Here’s what we noticed: the initial sync on a new device, with a large number of notes (more than almost anybody has; more than I have), seemed unexpectedly slow.

My first thought was that the server was having trouble handling this. It wasn’t — it was returning all the data quite quickly with no complaint. And the amount of data was around the same as a typical image file. A lot, sure, but not an insane amount for a first sync.

So I ruled out the server, networking, and JSON translation as issues. Next I did some poor-man’s profiling — I hit the pause button in the debugger a few times as the app was syncing.

And the same function always appeared: getUniqueID. It’s a little C function that calls SecRandomCopyBytes to generate a random unique ID for a note (VSNote object).

The answer was clear: that function either needs to get faster, or we need to not call it so often. Or both.

Not Call It So Often

The syncing system creates a VSNote object for each JSON note pulled from the server that does not exist locally. On first sync, that’s every single note.

The problem: VSNote’s init method generates a unique ID by calling getUniqueID. This is superfluous in the case of notes coming from the server — those notes already have a unique ID.

So I did the obvious thing: I created an -initWithUniqueID: method that allows the creator to specify a unique ID, which means I could avoid all those calls to getUniqueID.

Awesome. Problem solved. Done.

I could have stopped there, but I didn’t.

Make the Function Faster

It still bothered me that that function was so slow. It didn’t really matter, at this point. But why would SecRandomCopyBytes be so slow? Something like that could be a little slower than some other system APIs, but still the numbers I was getting seemed weirdly super slow.

So I did a straightforward timing test, and SecRandomCopyBytes itself is plenty fast enough. What gives?

I thought it might be the collision check. There’s an NSMutableSet of all note unique IDs, and we check the returned value of getUniqueID to make sure it’s not in that set. Profiling told me that that’s not the slowdown. (As expected, since the collision check happens in getUniqueID’s caller, not in the function itself.)

What I found was that it was the limits on unique IDs that were causing the problem.

The limits are this: it has to be a positive 53-bit integer (instead of 64-bit), and the integer has to be greater than the constant VSTutorialNoteMaxID. (Which is 100.)

The body of getUniqueID is actually a loop. It calls SecRandomCopyBytes repeatedly until it gets a uniqueID that fits within the limits.

I had thought, naively, that it would typically take one to three calls to get a suitable uniqueID — but I was wrong.

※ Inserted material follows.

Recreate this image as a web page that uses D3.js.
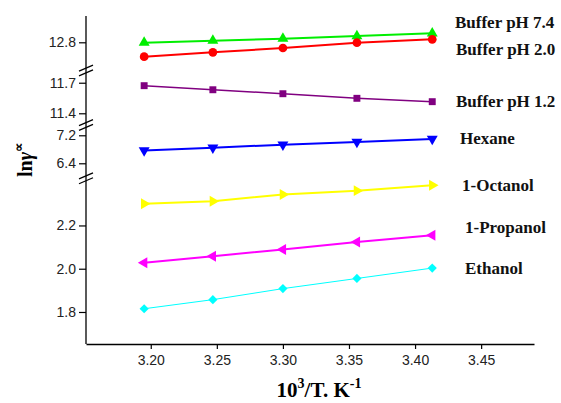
<!DOCTYPE html>
<html>
<head>
<meta charset="utf-8">
<script src="https://cdn.jsdelivr.net/npm/d3@7"></script>
<style>
	body { margin: 0; background: #fff; }
	svg { display: block; }
</style>
</head>
<body>
<div id="graph"></div>
<script>
	// 10^3/T for 313.15 .. 293.15 K
	var xvals = [3.195, 3.247, 3.300, 3.356, 3.413];
	var xticks = [3.20, 3.25, 3.30, 3.35, 3.40, 3.45];

	var names = ["Buffer pH 7.4", "Buffer pH 2.0", "Buffer pH 1.2", "Hexane", "1-Octanol", "1-Propanol", "Ethanol"];
	var buffer74 = [12.796, 12.816, 12.836, 12.863, 12.890];
	var buffer20 = [12.656, 12.700, 12.743, 12.796, 12.830];
	var buffer12 = [11.671, 11.631, 11.592, 11.547, 11.514];
	var hexane = [6.766, 6.846, 6.931, 7.009, 7.094];
	var octanol = [2.300, 2.312, 2.343, 2.361, 2.386];
	var propanol = [2.028, 2.058, 2.089, 2.124, 2.155];
	var ethanol = [1.815, 1.857, 1.908, 1.955, 2.003];

	// broken y axis: each piece has its own domain and ticks
	var seg1ticks = [1.8, 2.0, 2.2];
	var seg2ticks = [6.4, 7.2];
	var seg3ticks = [11.4, 11.7];
	var seg4ticks = [12.8];

	var width = 561, height = 403;
	var margin = {left: 86, right: 27, top: 16, bottom: 59};
	var breaks = [178.3, 125, 70.5];

	var svg = d3.select("#graph").append("svg")
		.attr("width", width)
		.attr("height", height);

	var x = d3.scaleLinear().domain([3.151, 3.490]).range([margin.left, width - margin.right]);

	var segments = [
		{scale: d3.scaleLinear().domain([1.652, 2.418]).range([height - margin.bottom, breaks[0]]), ticks: seg1ticks},
		{scale: d3.scaleLinear().domain([5.971, 7.494]).range([breaks[0], breaks[1]]), ticks: seg2ticks},
		{scale: d3.scaleLinear().domain([11.285, 11.820]).range([breaks[1], breaks[2]]), ticks: seg3ticks},
		{scale: d3.scaleLinear().domain([12.518, 13.063]).range([breaks[2], margin.top]), ticks: seg4ticks},
	];

	var series = [
		{values: buffer74, seg: 3, color: "#00ee00", sym: d3.symbolTriangle, size: 52, rot: 0, lw: 2, lx: 455, ly: 28},
		{values: buffer20, seg: 3, color: "#ff0000", sym: d3.symbolCircle, size: 60, rot: 0, lw: 2, lx: 456, ly: 55},
		{values: buffer12, seg: 2, color: "#800080", sym: d3.symbolSquare, size: 48, rot: 0, lw: 1.5, lx: 456, ly: 107},
		{values: hexane, seg: 1, color: "#0000ff", sym: d3.symbolTriangle, size: 52, rot: 180, lw: 2, lx: 460, ly: 144},
		{values: octanol, seg: 0, color: "#ffff00", sym: d3.symbolTriangle, size: 52, rot: 90, lw: 2, lx: 462, ly: 191},
		{values: propanol, seg: 0, color: "#ff00ff", sym: d3.symbolTriangle, size: 52, rot: -90, lw: 2, lx: 465, ly: 233},
		{values: ethanol, seg: 0, color: "#00ffff", sym: d3.symbolSquare, size: 42, rot: 45, lw: 1, lx: 465, ly: 274},
	];

	// X axis
	var xAxis = svg.append("g")
		.attr("transform", `translate(0,${height - margin.bottom})`)
		.call(d3.axisBottom(x).tickValues(xticks).tickFormat(d3.format(".2f")).tickSize(5).tickSizeOuter(0));
	xAxis.select(".domain").attr("stroke", "#000").attr("stroke-width", 1.3);
	xAxis.selectAll(".tick line").attr("stroke", "#000").attr("stroke-width", 1.2);
	xAxis.selectAll(".tick text")
		.attr("y", 11)
		.style("font-family", "'Liberation Sans', Arial, sans-serif")
		.style("font-size", "14px")
		.attr("fill", "#222");

	// Y axis pieces
	svg.append("line")
		.attr("x1", margin.left).attr("x2", margin.left)
		.attr("y1", margin.top).attr("y2", height - margin.bottom)
		.attr("stroke", "#000").attr("stroke-width", 1.3);

	segments.forEach(function(s){
		var g = svg.append("g")
			.attr("transform", `translate(${margin.left},0)`)
			.call(d3.axisLeft(s.scale).tickValues(s.ticks).tickFormat(d3.format(".1f")).tickSize(7).tickSizeOuter(0));
		g.select(".domain").remove();
		g.selectAll(".tick line").attr("stroke", "#000").attr("stroke-width", 1.2);
		g.selectAll(".tick text")
			.attr("x", -10)
			.style("font-family", "'Liberation Sans', Arial, sans-serif")
			.style("font-size", "14px")
			.attr("fill", "#222");
	});

	// break marks
	var brk = svg.append("g");
	breaks.forEach(function(b){
		[-2.4, 2.4].forEach(function(off){
			brk.append("line")
				.attr("x1", margin.left - 7).attr("y1", b + off + 3)
				.attr("x2", margin.left + 7).attr("y2", b + off - 3)
				.attr("stroke", "#000").attr("stroke-width", 1.2);
		});
	});

	// series
	series.forEach(function(s){
		var y = segments[s.seg].scale;
		var pts = s.values.map((v, i) => [xvals[i], v]);

		svg.append("path")
			.attr("fill", "none")
			.attr("stroke", s.color)
			.attr("stroke-width", s.lw)
			.attr("d", d3.line().x(d => x(d[0])).y(d => y(d[1]))(pts));

		svg.append("g").selectAll("path")
			.data(pts)
			.join("path")
			.attr("d", d3.symbol().type(s.sym).size(s.size))
			.attr("transform", d => `translate(${x(d[0])},${y(d[1])}) rotate(${s.rot})`)
			.attr("fill", s.color);
	});

	// series labels
	svg.append("g").selectAll("text")
		.data(series)
		.join("text")
		.attr("x", d => d.lx)
		.attr("y", d => d.ly)
		.style("font-family", "'Liberation Serif', 'Times New Roman', serif")
		.style("font-weight", "bold")
		.style("font-size", "17px")
		.attr("fill", "#111")
		.text((d, i) => names[i]);

	// axis titles
	var xt = svg.append("text")
		.attr("x", 319)
		.attr("y", 397)
		.attr("text-anchor", "middle")
		.style("font-family", "'Liberation Serif', 'Times New Roman', serif")
		.style("font-weight", "bold")
		.style("font-size", "21px");
	xt.append("tspan").text("10");
	xt.append("tspan").attr("dy", -9).style("font-size", "14px").text("3");
	xt.append("tspan").attr("dy", 9).text("/T. K");
	xt.append("tspan").attr("dy", -9).style("font-size", "14px").text("-1");

	var yt = svg.append("text")
		.attr("transform", "translate(32,160) rotate(-90)")
		.attr("text-anchor", "middle")
		.style("font-family", "'Liberation Serif', 'Times New Roman', serif")
		.style("font-weight", "bold")
		.style("font-size", "20px");
	yt.append("tspan").text("ln");
	yt.append("tspan").style("font-style", "italic").text("γ");
	yt.append("tspan").attr("dy", -9).style("font-size", "13px").text("∝");
</script>
</body>
</html>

Ten passes through the loop wasn’t that unusual, and it could be more.

The solution here was pretty simple: if the number is outside the range, use some arithmetic to get it inside the range.

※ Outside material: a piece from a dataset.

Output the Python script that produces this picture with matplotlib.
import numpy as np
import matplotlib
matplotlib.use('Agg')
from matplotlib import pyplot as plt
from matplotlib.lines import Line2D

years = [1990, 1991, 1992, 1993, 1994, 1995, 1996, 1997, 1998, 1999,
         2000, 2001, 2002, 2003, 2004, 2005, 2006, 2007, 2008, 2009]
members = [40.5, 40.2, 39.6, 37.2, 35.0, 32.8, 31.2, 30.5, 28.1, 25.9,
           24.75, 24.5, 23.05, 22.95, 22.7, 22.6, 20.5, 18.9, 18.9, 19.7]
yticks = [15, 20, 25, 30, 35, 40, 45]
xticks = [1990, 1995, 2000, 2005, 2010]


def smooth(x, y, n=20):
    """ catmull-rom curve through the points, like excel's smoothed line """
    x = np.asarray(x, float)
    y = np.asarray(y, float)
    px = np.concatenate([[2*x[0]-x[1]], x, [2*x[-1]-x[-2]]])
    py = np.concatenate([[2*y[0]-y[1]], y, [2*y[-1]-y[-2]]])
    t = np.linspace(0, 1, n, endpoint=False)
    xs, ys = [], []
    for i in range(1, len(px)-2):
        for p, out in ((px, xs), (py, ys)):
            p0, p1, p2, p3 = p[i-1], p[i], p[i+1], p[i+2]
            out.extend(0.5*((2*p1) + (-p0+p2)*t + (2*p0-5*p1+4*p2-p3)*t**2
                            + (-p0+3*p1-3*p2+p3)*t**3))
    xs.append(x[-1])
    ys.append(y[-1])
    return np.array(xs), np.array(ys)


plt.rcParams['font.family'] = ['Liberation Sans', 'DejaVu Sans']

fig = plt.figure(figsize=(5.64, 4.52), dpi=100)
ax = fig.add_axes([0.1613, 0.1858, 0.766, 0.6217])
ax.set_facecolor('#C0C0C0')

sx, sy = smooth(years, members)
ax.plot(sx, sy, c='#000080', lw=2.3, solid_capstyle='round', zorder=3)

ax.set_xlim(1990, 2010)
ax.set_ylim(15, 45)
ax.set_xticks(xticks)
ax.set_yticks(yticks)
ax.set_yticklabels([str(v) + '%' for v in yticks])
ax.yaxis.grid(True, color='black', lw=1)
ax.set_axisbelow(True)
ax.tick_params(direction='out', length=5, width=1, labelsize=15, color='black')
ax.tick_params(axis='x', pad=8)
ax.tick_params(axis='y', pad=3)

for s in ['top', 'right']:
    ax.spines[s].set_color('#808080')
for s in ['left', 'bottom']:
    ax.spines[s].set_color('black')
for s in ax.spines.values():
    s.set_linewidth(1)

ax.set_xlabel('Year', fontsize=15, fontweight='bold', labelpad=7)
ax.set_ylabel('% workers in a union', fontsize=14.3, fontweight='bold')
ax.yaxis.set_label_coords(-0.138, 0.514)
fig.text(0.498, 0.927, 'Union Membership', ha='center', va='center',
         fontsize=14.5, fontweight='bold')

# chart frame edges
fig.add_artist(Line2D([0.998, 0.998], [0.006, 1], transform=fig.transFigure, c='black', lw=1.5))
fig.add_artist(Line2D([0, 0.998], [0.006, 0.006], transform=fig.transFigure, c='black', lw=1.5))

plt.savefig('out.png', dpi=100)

If it’s negative, subtract it from zero to make it positive.

If it’s greater than the 53-bit limit, divide in half. (In a loop until it fits within the limit.)

If it’s less than VSTutorialNoteMaxID, add VSTutorialNoteMaxID.

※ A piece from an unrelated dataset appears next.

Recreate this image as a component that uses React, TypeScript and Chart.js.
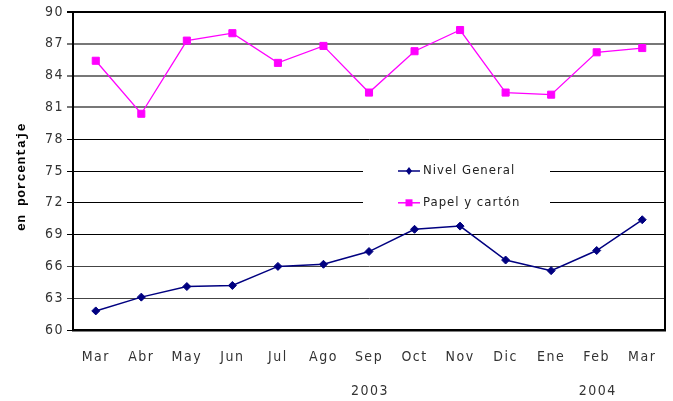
import React, { useEffect, useRef } from "react";
import { Chart, registerables } from "chart.js";

Chart.register(...registerables);

const months = ["Mar", "Abr", "May", "Jun", "Jul", "Ago", "Sep", "Oct", "Nov", "Dic", "Ene", "Feb", "Mar"];
const nivelGeneral = [61.8, 63.1, 64.1, 64.2, 66.0, 66.2, 67.4, 69.5, 69.8, 66.6, 65.6, 67.5, 70.4];
const papelCarton = [85.4, 80.4, 87.3, 88.0, 85.2, 86.8, 82.4, 86.3, 88.3, 82.4, 82.2, 86.2, 86.6];
const yearLabels = [
  { index: 6, text: "2003" },
  { index: 11, text: "2004" },
];
const seriesNames = ["Nivel General", "Papel y cartón"];
const yTitle = "en porcentaje";

const NAVY = "#000080";
const MAGENTA = "#ff00ff";
const TEXT_FONT = '"Liberation Sans Narrow", "DejaVu Sans Condensed", "Liberation Sans", sans-serif';
const SPACING = "1.5px";

const spacingPlugin = {
  id: "spacing",
  beforeLayout(chart: any) {
    (chart.ctx as any).letterSpacing = SPACING;
  },
  beforeDraw(chart: any) {
    (chart.ctx as any).letterSpacing = SPACING;
  },
};

const decorPlugin = {
  id: "decor",
  afterDatasetsDraw(chart: any) {
    const { ctx, chartArea, scales } = chart;
    const x = scales.x;
    const y = scales.y;
    ctx.save();
    ctx.strokeStyle = "#000";
    ctx.lineWidth = 2;
    ctx.beginPath();
    ctx.moveTo(chartArea.left, chartArea.top);
    ctx.lineTo(chartArea.right, chartArea.top);
    ctx.lineTo(chartArea.right, chartArea.bottom);
    ctx.stroke();

    const y1 = y.getPixelForValue(75);
    const y2 = y.getPixelForValue(72);
    ctx.fillStyle = "#fff";
    ctx.fillRect(363, y1 - 14, 187, y2 - y1 + 28);
    const entries = [
      { color: NAVY, style: "diamond", yy: y1, text: seriesNames[0] },
      { color: MAGENTA, style: "square", yy: y2, text: seriesNames[1] },
    ];
    for (const e of entries) {
      ctx.strokeStyle = e.color;
      ctx.lineWidth = 1.5;
      ctx.beginPath();
      ctx.moveTo(398, e.yy);
      ctx.lineTo(420, e.yy);
      ctx.stroke();
      ctx.fillStyle = e.color;
      ctx.beginPath();
      if (e.style === "diamond") {
        ctx.moveTo(409, e.yy - 4);
        ctx.lineTo(412, e.yy);
        ctx.lineTo(409, e.yy + 4);
        ctx.lineTo(406, e.yy);
        ctx.closePath();
      } else {
        ctx.rect(405.5, e.yy - 3.5, 7, 7);
      }
      ctx.fill();
      (ctx as any).letterSpacing = "1px";
      ctx.fillStyle = "#222";
      ctx.font = "13px " + TEXT_FONT;
      ctx.textAlign = "left";
      ctx.textBaseline = "middle";
      ctx.fillText(e.text, 423, e.yy);
    }

    (ctx as any).letterSpacing = SPACING;
    ctx.fillStyle = "#333";
    ctx.textAlign = "center";
    ctx.textBaseline = "middle";
    ctx.font = "14px " + TEXT_FONT;
    for (const yl of yearLabels) {
      ctx.fillText(yl.text, x.getPixelForValue(yl.index) + 1, 391);
    }

    ctx.save();
    ctx.translate(22, (chartArea.top + chartArea.bottom) / 2 + 6);
    ctx.rotate(-Math.PI / 2);
    (ctx as any).letterSpacing = "0.5px";
    ctx.font = 'bold 13px "Liberation Mono", "DejaVu Sans Mono", monospace';
    ctx.fillStyle = "#000";
    ctx.textAlign = "center";
    ctx.textBaseline = "middle";
    ctx.fillText(yTitle, 0, 0);
    ctx.restore();
    ctx.restore();
  },
};

export default function App() {
  const ref = useRef<HTMLCanvasElement>(null);
  useEffect(() => {
    document.body.style.margin = "0";
    const chart = new Chart(ref.current!, {
      type: "line",
      data: {
        labels: months,
        datasets: [
          {
            label: seriesNames[0],
            data: nivelGeneral,
            borderColor: NAVY,
            backgroundColor: NAVY,
            borderWidth: 1.5,
            pointStyle: "rectRot",
            pointRadius: 4,
            pointBorderWidth: 1,
            tension: 0,
          },
          {
            label: seriesNames[1],
            data: papelCarton,
            borderColor: MAGENTA,
            backgroundColor: MAGENTA,
            borderWidth: 1.3,
            pointStyle: "rect",
            pointRadius: 5,
            pointBorderWidth: 1,
            tension: 0,
          },
        ],
      },
      options: {
        animation: false,
        responsive: false,
        devicePixelRatio: 1,
        layout: { padding: { top: 12, right: 8, left: 0, bottom: 0 } },
        plugins: { legend: { display: false }, tooltip: { enabled: false } },
        scales: {
          x: {
            offset: true,
            grid: { display: false, drawTicks: false },
            border: { color: "#000", width: 2.5 },
            ticks: {
              color: "#333",
              font: { family: TEXT_FONT, size: 14 },
              padding: 19,
              maxRotation: 0,
              autoSkip: false,
            },
            afterFit(scale: any) {
              scale.height = 71;
              scale.paddingLeft = 0;
              scale.paddingRight = 0;
            },
          },
          y: {
            min: 60,
            max: 90,
            ticks: {
              stepSize: 3,
              color: "#333",
              font: { family: TEXT_FONT, size: 14 },
              padding: 3,
            },
            grid: {
              tickLength: 6,
              color: (c: any) => {
                const v = c.tick ? c.tick.value : 0;
                if (v === 87 || v === 84 || v === 81) return "#777";
                if (v === 66 || v === 63) return "#444";
                return "#000";
              },
              lineWidth: (c: any) => {
                const v = c.tick ? c.tick.value : 0;
                if (v === 87 || v === 84 || v === 81) return 2;
                if (v === 90) return 2;
                return 1;
              },
            },
            border: { color: "#000", width: 2 },
            afterFit(scale: any) {
              scale.width = 73;
              scale.paddingTop = 0;
              scale.paddingBottom = 0;
            },
          },
        },
      },
      plugins: [spacingPlugin, decorPlugin],
    } as any);
    return () => chart.destroy();
  }, []);
  return <canvas ref={ref} width={673} height={401} style={{ display: "block" }} />;
}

This made it so that getting a unique ID that fits within the limits takes exactly one call to SecRandomCopyBytes instead of potentially many calls.

There is still the possibility of collision with an existing ID, but that would be so rare (most likely never), and the consequences are just a second call to SecRandomCopyBytes, so I didn’t worry about that.

But, again — most performance issues I run into don’t have nice straightforward solutions like this one. When they do, I don’t mind. It used to be that I’d beat myself up for not doing this better the first time, but these days I don’t. I’m just glad that I learned something and made the software better.